Machine-Tooled Welcome. Truman might be plain Harry Truman at the whistle stops, but he was also a veteran machine politician who could appraise well-organized enthusiasm with a practiced eye. Chicago’s Democratic machine—an oldfashioned, well-oiled affair in whose disciplined ranks a precinct captain is a failure unless he can predict his total within a couple of votes—was supposed to organize it down to the last cheer.

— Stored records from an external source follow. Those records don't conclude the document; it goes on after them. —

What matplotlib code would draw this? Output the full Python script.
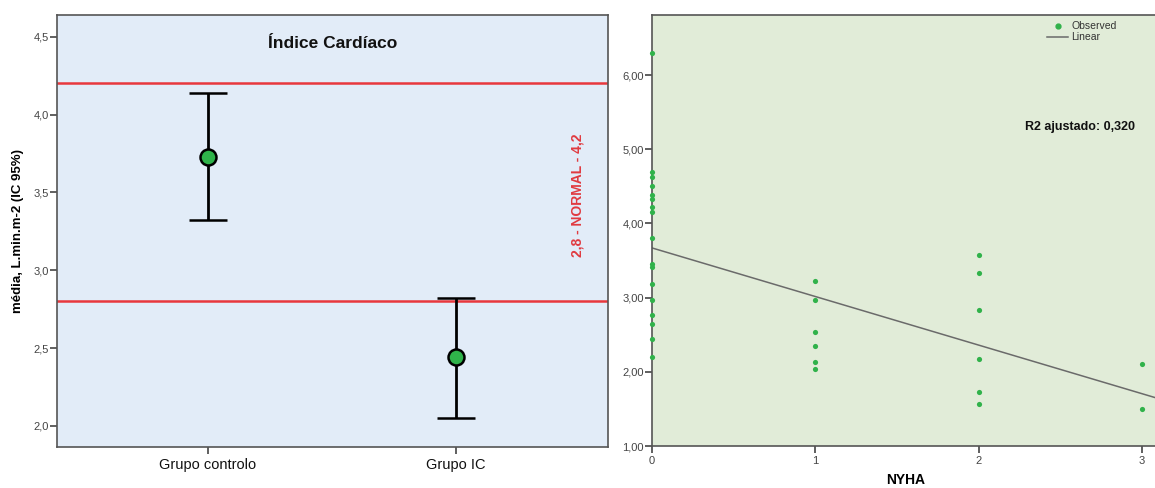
import matplotlib
matplotlib.use("Agg")
import matplotlib.pyplot as plt
from matplotlib.ticker import FuncFormatter
from matplotlib.lines import Line2D

plt.rcParams['font.family'] = ['Liberation Sans', 'DejaVu Sans']

# ---- Left panel data ----
groups = ["Grupo controlo", "Grupo IC"]
means = [3.73, 2.44]
ci_low = [3.32, 2.05]
ci_high = [4.14, 2.82]
normal_low = 2.8
normal_high = 4.2
left_yticks = [2.0, 2.5, 3.0, 3.5, 4.0, 4.5]

# ---- Right panel data (IC by NYHA class) ----
ic0 = [6.30, 4.69, 4.62, 4.51, 4.38, 4.33, 4.22, 4.15, 3.80, 3.46, 3.41,
       3.19, 2.97, 2.76, 2.65, 2.44, 2.20]
ic1 = [3.22, 2.97, 2.54, 2.35, 2.13, 2.04]
ic2 = [3.58, 3.33, 2.84, 2.17, 1.73, 1.57]
ic3 = [2.10, 1.50]
fit_intercept = 3.67
fit_slope = -0.655
r2_adj = "0,320"
right_yticks = [1, 2, 3, 4, 5, 6]
right_xticks = [0, 1, 2, 3]

W, H = 1155, 488
fig = plt.figure(figsize=(W/100, H/100), dpi=100)
fig.patch.set_facecolor('white')

spine_col = '#555555'

# ---------------- Left axes ----------------
ax1 = fig.add_axes([57/W, 1-447/H, (608-57)/W, (447-15)/H])
ax1.set_facecolor('#e2ecf8')
ax1.axhline(normal_high, color='#e8383d', lw=1.8, zorder=2)
ax1.axhline(normal_low, color='#e8383d', lw=1.8, zorder=2)
xpos = list(range(len(groups)))
for i in xpos:
    ax1.errorbar([i], [means[i]],
                 yerr=[[means[i]-ci_low[i]], [ci_high[i]-means[i]]],
                 fmt='o', color='black', ecolor='black', elinewidth=2,
                 capsize=14, capthick=2, markersize=11.5,
                 markerfacecolor='#2fb34a', markeredgecolor='black',
                 markeredgewidth=1.8, zorder=3)
ax1.set_xlim(-0.609, 1.613)
ax1.set_ylim(1.865, 4.64)
ax1.set_xticks(xpos)
ax1.set_xticklabels(groups, fontsize=10.5, color='#111111')
ax1.set_yticks(left_yticks)
ax1.yaxis.set_major_formatter(FuncFormatter(lambda v, p: f"{v:.1f}".replace('.', ',')))
ax1.tick_params(axis='y', labelsize=8, colors='#444444', length=5, width=1.2, direction='out', pad=1)
ax1.tick_params(axis='x', length=5, width=1.2, color='#444444', pad=3)
for s in ax1.spines.values():
    s.set_color(spine_col)
    s.set_linewidth(1.2)
ax1.set_ylabel("média, L.min.m-2 (IC 95%)", fontsize=9.5, fontweight='bold', labelpad=7)
ax1.text(0.5, 0.935, "Índice Cardíaco", transform=ax1.transAxes, ha='center', va='center',
         fontsize=12.5, fontweight='bold', color='#111111')
ax1.text(578/W, 1-195/H, "2,8 - NORMAL - 4,2", transform=fig.transFigure, rotation=90,
         ha='center', va='center', fontsize=10, fontweight='bold', color='#e03a40')

# ---------------- Right axes ----------------
ax2 = fig.add_axes([652/W, 1-446/H, (1160-652)/W, (446-15)/H])
ax2.set_facecolor('#e1ecd8')
xs = [0]*len(ic0) + [1]*len(ic1) + [2]*len(ic2) + [3]*len(ic3)
ys = ic0 + ic1 + ic2 + ic3
ax2.scatter(xs, ys, s=14, color='#30b24a', zorder=3, clip_on=False, linewidths=0)
xl = [0, 3.11]
ax2.plot(xl, [fit_intercept + fit_slope*x for x in xl], color='#6a6a6a', lw=1.1, zorder=2)
ax2.set_xlim(0, 3.11)
ax2.set_ylim(1.0, 6.81)
ax2.set_yticks(right_yticks)
ax2.set_xticks(right_xticks)
ax2.yaxis.set_major_formatter(FuncFormatter(lambda v, p: f"{v:.2f}".replace('.', ',')))
ax2.tick_params(axis='y', labelsize=8, colors='#444444', length=5, width=1.2, pad=1)
ax2.tick_params(axis='x', labelsize=8, colors='#444444', length=5, width=1.2, pad=2)
for s in ax2.spines.values():
    s.set_color(spine_col)
    s.set_linewidth(1.2)
ax2.spines['right'].set_visible(False)
ax2.set_xlabel("NYHA", fontsize=10, fontweight='bold', labelpad=5)
ax2.text(1135/W, 1-127/H, f"R2 ajustado: {r2_adj}", transform=fig.transFigure,
         ha='right', va='center', fontsize=9, fontweight='bold', color='#111111')
handles = [Line2D([], [], marker='o', ls='none', color='#30b24a', markersize=3.5),
           Line2D([], [], color='#6a6a6a', lw=1.1)]
fig.legend(handles, ["Observed", "Linear"], loc='upper left',
           bbox_to_anchor=(1040/W, 1-14/H), frameon=False, fontsize=7.5,
           handlelength=2.0, handletextpad=0.3, labelspacing=0.1, borderpad=0.2,
           labelcolor='#333333')

fig.savefig("out.png", dpi=100, facecolor='white')
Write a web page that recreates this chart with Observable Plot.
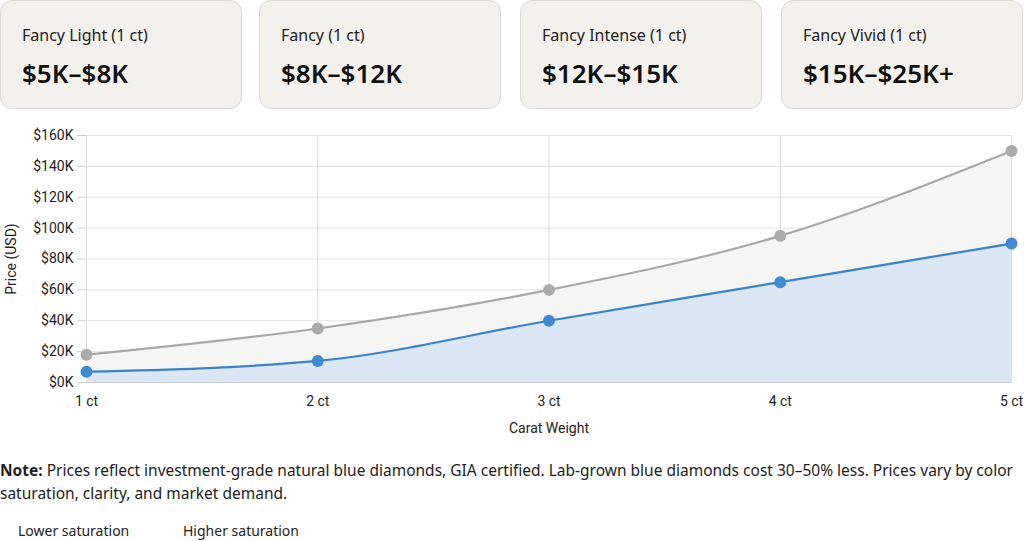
<!DOCTYPE html>
<html>
<head>
<meta charset="utf-8">
<script src="https://cdn.jsdelivr.net/npm/d3@7"></script>
<script src="https://cdn.jsdelivr.net/npm/@observablehq/plot@0.6"></script>
<style>
  html, body { margin: 0; padding: 0; background: #fff; width: 1024px; height: 541px; overflow: hidden; }
  body { font-family: "Noto Sans", "Open Sans", sans-serif; color: #1a1a1a; }
  .cards { position: absolute; left: 0; top: 0; width: 1024px; height: 110px; }
  .card { position: absolute; top: 0; width: 242px; height: 109px; background: #f3f1ec; border: 1px solid #dcdad5; border-radius: 12px; box-sizing: border-box; }
  .card .lbl { position: absolute; left: 21px; top: 23px; font-size: 16px; color: #222; }
  .card .val { position: absolute; left: 21px; top: 54px; font-size: 26px; font-weight: 600; color: #111; letter-spacing: 0px; }
  #chart { position: absolute; left: 0; top: 120px; }
  #chart svg, #chart svg text { font-family: Roboto, sans-serif !important; }
  .note { position: absolute; left: 0; top: 459px; width: 1024px; font-size: 15.5px; line-height: 23px; color: #222; }
  .legend { position: absolute; top: 521px; font-size: 14px; color: #222; }
</style>
</head>
<body>
<div class="cards" id="cards"></div>
<div id="chart"></div>
<div class="note"><b>Note:</b> Prices reflect investment-grade natural blue diamonds, GIA certified. Lab-grown blue diamonds cost 30–50% less. Prices vary by color<br>saturation, clarity, and market demand.</div>
<div class="legend" style="left:18px">Lower saturation</div>
<div class="legend" style="left:183px">Higher saturation</div>
<script>
const cardLabels = ["Fancy Light (1 ct)", "Fancy (1 ct)", "Fancy Intense (1 ct)", "Fancy Vivid (1 ct)"];
const cardValues = ["$5K–$8K", "$8K–$12K", "$12K–$15K", "$15K–$25K+"];

const carats = [1, 2, 3, 4, 5];
const lowerSaturation = [7000, 14000, 40000, 65000, 90000];
const higherSaturation = [18000, 35000, 60000, 95000, 150000];
const yTicks = [0, 20000, 40000, 60000, 80000, 100000, 120000, 140000, 160000];

const cardLefts = [0, 259, 520, 781];
const cardsEl = document.getElementById("cards");
cardLabels.forEach((l, i) => {
  const c = document.createElement("div");
  c.className = "card";
  c.style.left = cardLefts[i] + "px";
  c.innerHTML = `<div class="lbl">${l}</div><div class="val">${cardValues[i]}</div>`;
  cardsEl.appendChild(c);
});

const low = carats.map((c, i) => ({carat: c, price: lowerSaturation[i]}));
const high = carats.map((c, i) => ({carat: c, price: higherSaturation[i]}));

const plot = Plot.plot({
  width: 1024,
  height: 320,
  marginTop: 15,
  marginBottom: 58,
  marginLeft: 86,
  marginRight: 13,
  style: {fontFamily: "Roboto, sans-serif", fontSize: "14px", color: "#222", background: "transparent"},
  x: {domain: [1, 5], label: "Carat Weight"},
  y: {domain: [0, 160000], label: "Price (USD)"},
  marks: [
    Plot.gridX(carats, {stroke: "#dcdcdc", strokeOpacity: 1}),
    Plot.gridY(yTicks, {stroke: "#e3e3e3", strokeOpacity: 1}),
    Plot.axisX({ticks: carats, tickFormat: d => `${d} ct`, tickSize: 0, tickPadding: 14, fill: "#222", label: "Carat Weight", labelAnchor: "center", labelArrow: "none", labelOffset: 50}),
    Plot.axisY({ticks: yTicks, tickFormat: d => `$${d / 1000}K`, tickSize: 9, tickPadding: 4, stroke: "#cfcfcf", fill: "#222", label: "Price (USD)", labelAnchor: "center", labelArrow: "none", labelOffset: 80}),
    Plot.areaY(high, {x: "carat", y: "price", fill: "#f5f5f3", curve: "monotone-x"}),
    Plot.areaY(low, {x: "carat", y: "price", fill: "#dbe7f4", curve: "monotone-x"}),
    Plot.ruleY([0], {stroke: "#cfcfcf"}),
    Plot.lineY(high, {x: "carat", y: "price", stroke: "#a9a8a3", strokeWidth: 2.2, curve: "monotone-x"}),
    Plot.lineY(low, {x: "carat", y: "price", stroke: "#3a83c9", strokeWidth: 2.2, curve: "monotone-x"}),
    Plot.dot(high, {x: "carat", y: "price", r: 6, fill: "#acaba6"}),
    Plot.dot(low, {x: "carat", y: "price", r: 6, fill: "#3e8ad3"})
  ]
});
document.getElementById("chart").appendChild(plot);
</script>
</body>
</html>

The object was to “create a Democratic atmosphere” and to give aid to Majority Leader Scott Lucas, who badly needed it in his campaign against Republican Everett Dirksen (Lucas, no red-hot campaigner, agreed to run again only on Truman’s promise of active help). By the sort of happy chance that is possible in a machine-run city, the Democrats’ sho.w coincided with a civic “Jefferson Jubilee” celebrating the 150th anniversary of Jefferson’s election. A nonpartisan “host committee” was organized to raise $250,000, and Democratic wards briskly funneled contributions to it. Explained “Botchy” Connors, a cigar-smoking ward boss: “If there are any businessmen in the ward, we ask them to contribute a float or something.” The U.S. Treasury helpfully ruled that contributions for “floats or something” were deductible as business expense.
The Democrats gathered 10 governors, 56 Congressmen and assorted politicos for dinners, panels and conferences, topped off by “bringing the Government to the people,” a first-time-in-history meeting of the U.S. Cabinet in public (though Acheson, Johnson and Snyder were missing)—fully televised from the stage of the Civic Opera House.* Then came the big parade.
Headed by 6,750 national guardsmen and followed by 30 drum & bugle corps, herds of mechanized floats, Harry Truman rolled down Madison Street to Chicago Stadium. Each Cook County committeeman was instructed to provide 30 men holding giant-size flares. Some 25,000 balloons soared into the night (“You have to have something for the kids,” explained a committeeman).
Outside the stadium, bleachers were set for the overflow crowd. As the lights beat down on the stage, Harry Truman spoke the ritualized words of political benediction over Scott Lucas (“fine work … excellent manner in which he has measured up to that difficult task . . . entitled to gratitude of entire nation”).
Town-Site. How had Harry Truman made out? He had talked to 525,000 people in 15 states which would elect twelve Senators and 147 Congressmen this fall. Whether he had helped local Democrats much was debatable (except for Lucas in Illinois and Mike Mansfield in Montana, he had done little plugging of candidates). But there was no doubt that he had done himself a lot of good. He reduces the issues, said the New York Times correspondent admiringly, “to town-size so any dirt farmer can understand them.” There were no Republicans aboard to complain “Yes, but how about the deficit?” There were no Southern Democrats to point out how little he had accomplished. There had been only Harry Truman, the salesman of good intentions and the man with the common touch, wearing the aura of the presidency, doing what he did best—meeting the people. In the year 1950, there was still no one around who did it better.
*Harper’s magazine, in November 1853. Truman conveniently telescoped his dates: Wyoming did not approve woman suffrage until 1869.
*The show flopped; nobody remembered to turn out the people. The Cabinet faced a lonely 900 spectators in the 4,000-seat auditorium. The question period (“an unprecedented working of the democratic process”) consisted of careful answers to planted questions. Sample: “Is organized labor making any contribution to the fight on Communism?” Secretary of Labor Tobin: “A tremendous contribution.”